Aim:
Set down, exactly as written, the lines from the top of the data to the line that holds "(0,0) rectangle (1383,507);", and omit the pictures.

Information shown:

* begin *

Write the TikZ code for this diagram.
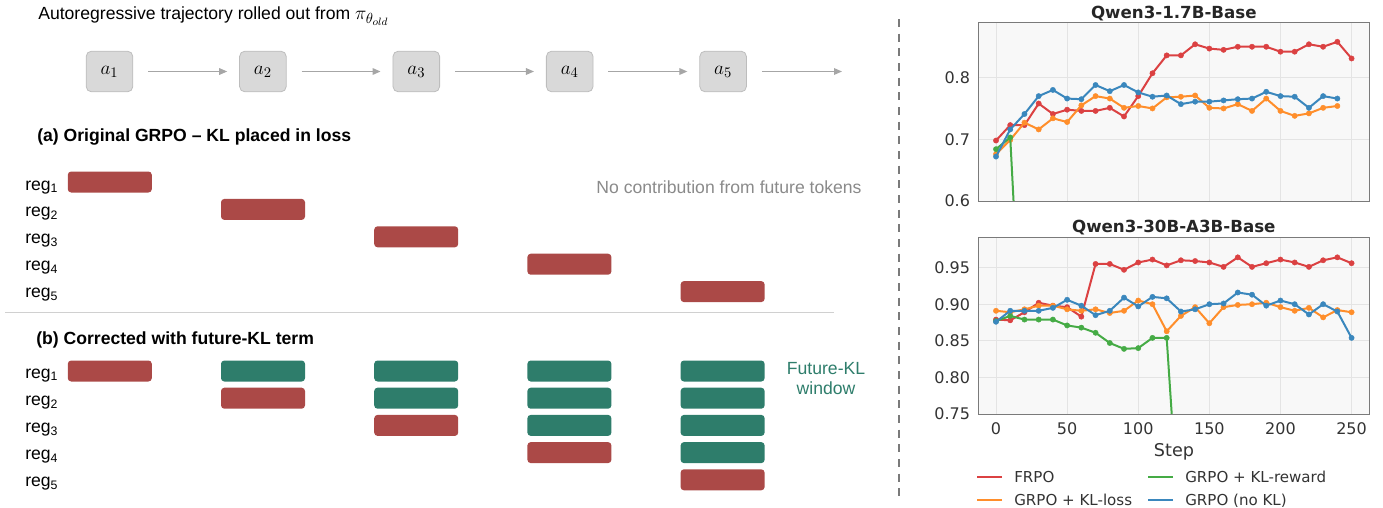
\documentclass[tikz,border=0pt]{standalone}
\usepackage{fontspec}
\setmainfont{Liberation Sans}
\newfontfamily\plotfont{DejaVu Sans}
\usetikzlibrary{arrows.meta}

\definecolor{tokfill}{HTML}{D9D9D9}
\definecolor{tokline}{HTML}{BDBDBD}
\definecolor{flowgray}{HTML}{A6A6A6}
\definecolor{klred}{HTML}{AB4947}
\definecolor{klgreen}{HTML}{2E7D6B}
\definecolor{notegray}{HTML}{8A8A8A}
\definecolor{plotbg}{HTML}{F8F8F8}
\definecolor{gridgray}{HTML}{E4E4E4}
\definecolor{framegray}{HTML}{7A7A7A}
\definecolor{tickgray}{HTML}{333333}
\definecolor{cfrpo}{HTML}{D62728}
\definecolor{closs}{HTML}{FF7F0E}
\definecolor{creward}{HTML}{2CA02C}
\definecolor{cnokl}{HTML}{1F77B4}

\newcommand\txt{\fontsize{13.2}{15}\selectfont}

\begin{document}
\begin{tikzpicture}[x=0.75pt,y=-0.75pt,
	tok/.style={draw=tokline,fill=tokfill,line width=0.6pt,rounded corners=4pt,minimum width=35pt,minimum height=30.5pt,inner sep=0pt,font=\fontsize{15}{17}\selectfont},
	flow/.style={draw=flowgray,line width=0.9pt,-{Triangle[length=6pt,width=5pt]},shorten <=11.25pt},
	kbar/.style={rounded corners=2.5pt,minimum width=63pt,minimum height=15.75pt,inner sep=0pt},
	klloss/.style={kbar,fill=klred},
	klfut/.style={kbar,fill=klgreen},
	reglab/.style={anchor=base west,inner sep=0pt,font=\txt},
	grid/.style={draw=gridgray,line width=0.6pt},
	frame/.style={draw=framegray,line width=0.75pt},
	ytick/.style={anchor=east,inner xsep=6pt,inner ysep=0pt,text=tickgray,font=\plotfont\fontsize{12}{14}\selectfont},
	xtick/.style={anchor=north,inner ysep=6pt,inner xsep=0pt,text=tickgray,font=\plotfont\fontsize{12}{14}\selectfont},
	ptitle/.style={anchor=base,yshift=3.5pt,inner sep=0pt,text=black!85,font=\plotfont\bfseries\fontsize{12.5}{14}\selectfont},
	run/.style={line width=1.5pt,mark=*,mark size=2pt,mark options={line width=0.3pt}}]

	\useasboundingbox (0,0) rectangle (1383,507);

	\node[anchor=base west,inner sep=0pt,font=\txt] (head) at (38,19.5) {Autoregressive trajectory rolled out from {\fontsize{15.5}{17}\selectfont$\pi_{\theta_{old}}$}};

	\foreach \i in {1,...,5}
		\node[tok] (a\i) at ({109.5+153.4*(\i-1)},71.5) {$a_\i$};
	\coordinate (tail) at (842,71.5);
	\foreach \i/\j in {1/2,2/3,3/4,4/5}
		\draw[flow,shorten >=9pt] (a\i) -- (a\j);
	\draw[flow] (a5) -- (tail);

	% (a) loss-only KL
	\node[anchor=base west,inner sep=0pt,font=\txt\bfseries] (ta) at (37,141) {(a) Original GRPO -- KL placed in loss};
	\foreach \i in {1,...,5} {
		\node[reglab] (ra\i) at (25,{190+26.9*(\i-1)}) {reg\textsubscript{\i}};
		\node[klloss] (la\i) at ({109.8+153.2*(\i-1)},{182+27.4*(\i-1)}) {};
	}
	\node[text=notegray,font=\txt] (none) at (729,187) {No contribution from future tokens};

	\draw[gridgray!80!gray,line width=1.1pt] (5,312.5) -- (834,312.5);

	% (b) future-KL
	\node[anchor=base west,inner sep=0pt,font=\txt\bfseries] (tb) at (36,344) {(b) Corrected with future-KL term};
	\foreach \i in {1,...,5}
		\node[reglab] (rb\i) at (25,{378+27.2*(\i-1)}) {reg\textsubscript{\i}};
	\foreach \j in {1,...,5} {
		\foreach \i in {1,...,\j} {
			\ifnum\i=\j
				\node[klloss] (lb\j-\i) at ({109.8+153.2*(\j-1)},{371+27.2*(\i-1)}) {};
			\else
				\node[klfut] (lb\j-\i) at ({109.8+153.2*(\j-1)},{371+27.2*(\i-1)}) {};
			\fi
		}
	}
	\node[text=klgreen,align=center,font=\fontsize{13.2}{15}\selectfont] (win) at (826,379) {Future-KL\\window};

	\draw[framegray,line width=1.5pt,dash pattern=on 6pt off 5pt] (899,19) -- (899,500);

	% Qwen3-1.7B-Base
	\begin{scope}[shift={(996,571.2)},x=1.0667pt,y=462.75pt]
		\fill[plotbg] (-12.5,0.6) rectangle (262.5,0.8885);
		\foreach \s in {0,50,...,250}
			\draw[grid] (\s,0.6) -- (\s,0.8885);
		\foreach \v in {0.7,0.8}
			\draw[grid] (-12.5,\v) -- (262.5,\v);
		\foreach \v in {0.6,0.7,0.8}
			\node[ytick] at (-12.5,\v) {\v};
		\begin{scope}
			\clip (-12.5,0.6) rectangle (262.5,0.8885);
			\draw[run,color=cfrpo!88!white] plot coordinates {(0,0.698) (10,0.723) (20,0.723) (30,0.758) (40,0.741) (50,0.748) (60,0.746) (70,0.746) (80,0.751) (90,0.737) (100,0.770) (110,0.807) (120,0.836) (130,0.836) (140,0.854) (150,0.847) (160,0.845) (170,0.850) (180,0.850) (190,0.850) (200,0.842) (210,0.842) (220,0.854) (230,0.850) (240,0.858) (250,0.831)};
			\draw[run,color=closs!88!white] plot coordinates {(0,0.676) (10,0.699) (20,0.727) (30,0.716) (40,0.734) (50,0.728) (60,0.755) (70,0.770) (80,0.766) (90,0.751) (100,0.754) (110,0.750) (120,0.768) (130,0.769) (140,0.771) (150,0.751) (160,0.750) (170,0.757) (180,0.746) (190,0.766) (200,0.746) (210,0.738) (220,0.742) (230,0.751) (240,0.754)};
			\draw[run,color=creward!88!white] plot coordinates {(0,0.684) (10,0.703) (20,0.26)};
			\draw[run,color=cnokl!88!white] plot coordinates {(0,0.672) (10,0.716) (20,0.741) (30,0.770) (40,0.780) (50,0.766) (60,0.765) (70,0.788) (80,0.778) (90,0.788) (100,0.776) (110,0.769) (120,0.771) (130,0.757) (140,0.761) (150,0.761) (160,0.763) (170,0.765) (180,0.766) (190,0.777) (200,0.770) (210,0.769) (220,0.751) (230,0.770) (240,0.766)};
		\end{scope}
		\draw[frame] (-12.5,0.6) rectangle (262.5,0.8885);
		\node[ptitle] (t1) at (125,0.8885) {Qwen3-1.7B-Base};
	\end{scope}

	% Qwen3-30B-A3B-Base
	\begin{scope}[shift={(996,963)},x=1.0667pt,y=549pt]
		\fill[plotbg] (-12.5,0.75) rectangle (262.5,0.9914);
		\foreach \s in {0,50,...,250}
			\draw[grid] (\s,0.75) -- (\s,0.9914);
		\foreach \v in {0.80,0.85,0.90,0.95}
			\draw[grid] (-12.5,\v) -- (262.5,\v);
		\foreach \v in {0.75,0.80,0.85,0.90,0.95}
			\node[ytick] at (-12.5,\v) {\v};
		\foreach \s in {0,50,...,250}
			\node[xtick] at (\s,0.75) {\s};
		\begin{scope}
			\clip (-12.5,0.75) rectangle (262.5,0.9914);
			\draw[run,color=cfrpo!88!white] plot coordinates {(0,0.879) (10,0.878) (20,0.889) (30,0.902) (40,0.898) (50,0.896) (60,0.883) (70,0.955) (80,0.955) (90,0.947) (100,0.957) (110,0.961) (120,0.953) (130,0.960) (140,0.959) (150,0.957) (160,0.951) (170,0.964) (180,0.951) (190,0.956) (200,0.961) (210,0.957) (220,0.951) (230,0.960) (240,0.964) (250,0.956)};
			\draw[run,color=closs!88!white] plot coordinates {(0,0.891) (10,0.889) (20,0.893) (30,0.898) (40,0.898) (50,0.893) (60,0.891) (70,0.893) (80,0.888) (90,0.891) (100,0.905) (110,0.900) (120,0.863) (130,0.884) (140,0.896) (150,0.874) (160,0.896) (170,0.899) (180,0.900) (190,0.902) (200,0.896) (210,0.891) (220,0.895) (230,0.882) (240,0.892) (250,0.889)};
			\draw[run,color=creward!88!white] plot coordinates {(0,0.877) (10,0.884) (20,0.879) (30,0.879) (40,0.879) (50,0.871) (60,0.868) (70,0.861) (80,0.847) (90,0.839) (100,0.840) (110,0.854) (120,0.854) (130,0.56)};
			\draw[run,color=cnokl!88!white] plot coordinates {(0,0.876) (10,0.891) (20,0.891) (30,0.891) (40,0.895) (50,0.906) (60,0.898) (70,0.885) (80,0.891) (90,0.909) (100,0.897) (110,0.910) (120,0.908) (130,0.890) (140,0.893) (150,0.900) (160,0.901) (170,0.916) (180,0.913) (190,0.898) (200,0.905) (210,0.900) (220,0.886) (230,0.900) (240,0.890) (250,0.854)};
		\end{scope}
		\draw[frame] (-12.5,0.75) rectangle (262.5,0.9914);
		\node[ptitle] (t2) at (125,0.9914) {Qwen3-30B-A3B-Base};
	\end{scope}

	\node[text=tickgray,font=\plotfont\fontsize{13.2}{15}\selectfont] (step) at (1174,452) {Step};

	% legend
	\foreach \c/\t/\x/\y [count=\k] in {cfrpo/FRPO/1014/482.7,closs/GRPO + KL-loss/1014/505,creward/GRPO + KL-reward/1185/482.7,cnokl/GRPO (no KL)/1185/505} {
		\node[anchor=base west,inner sep=0pt,text=tickgray,font=\plotfont\fontsize{11.3}{13}\selectfont] (lg\k) at (\x,\y) {\t};
		\draw[color=\c!88!white,line width=1.5pt] ([xshift=-9pt,yshift=4pt]lg\k.base west) -- ([xshift=-27.75pt,yshift=4pt]lg\k.base west);
	}
\end{tikzpicture}
\end{document}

* end *

Final result:
Write the TikZ code for this diagram.
\documentclass[tikz,border=0pt]{standalone}
\usepackage{fontspec}
\setmainfont{Liberation Sans}
\newfontfamily\plotfont{DejaVu Sans}
\usetikzlibrary{arrows.meta}

\definecolor{tokfill}{HTML}{D9D9D9}
\definecolor{tokline}{HTML}{BDBDBD}
\definecolor{flowgray}{HTML}{A6A6A6}
\definecolor{klred}{HTML}{AB4947}
\definecolor{klgreen}{HTML}{2E7D6B}
\definecolor{notegray}{HTML}{8A8A8A}
\definecolor{plotbg}{HTML}{F8F8F8}
\definecolor{gridgray}{HTML}{E4E4E4}
\definecolor{framegray}{HTML}{7A7A7A}
\definecolor{tickgray}{HTML}{333333}
\definecolor{cfrpo}{HTML}{D62728}
\definecolor{closs}{HTML}{FF7F0E}
\definecolor{creward}{HTML}{2CA02C}
\definecolor{cnokl}{HTML}{1F77B4}

\newcommand\txt{\fontsize{13.2}{15}\selectfont}

\begin{document}
\begin{tikzpicture}[x=0.75pt,y=-0.75pt,
	tok/.style={draw=tokline,fill=tokfill,line width=0.6pt,rounded corners=4pt,minimum width=35pt,minimum height=30.5pt,inner sep=0pt,font=\fontsize{15}{17}\selectfont},
	flow/.style={draw=flowgray,line width=0.9pt,-{Triangle[length=6pt,width=5pt]},shorten <=11.25pt},
	kbar/.style={rounded corners=2.5pt,minimum width=63pt,minimum height=15.75pt,inner sep=0pt},
	klloss/.style={kbar,fill=klred},
	klfut/.style={kbar,fill=klgreen},
	reglab/.style={anchor=base west,inner sep=0pt,font=\txt},
	grid/.style={draw=gridgray,line width=0.6pt},
	frame/.style={draw=framegray,line width=0.75pt},
	ytick/.style={anchor=east,inner xsep=6pt,inner ysep=0pt,text=tickgray,font=\plotfont\fontsize{12}{14}\selectfont},
	xtick/.style={anchor=north,inner ysep=6pt,inner xsep=0pt,text=tickgray,font=\plotfont\fontsize{12}{14}\selectfont},
	ptitle/.style={anchor=base,yshift=3.5pt,inner sep=0pt,text=black!85,font=\plotfont\bfseries\fontsize{12.5}{14}\selectfont},
	run/.style={line width=1.5pt,mark=*,mark size=2pt,mark options={line width=0.3pt}}]

	\useasboundingbox (0,0) rectangle (1383,507);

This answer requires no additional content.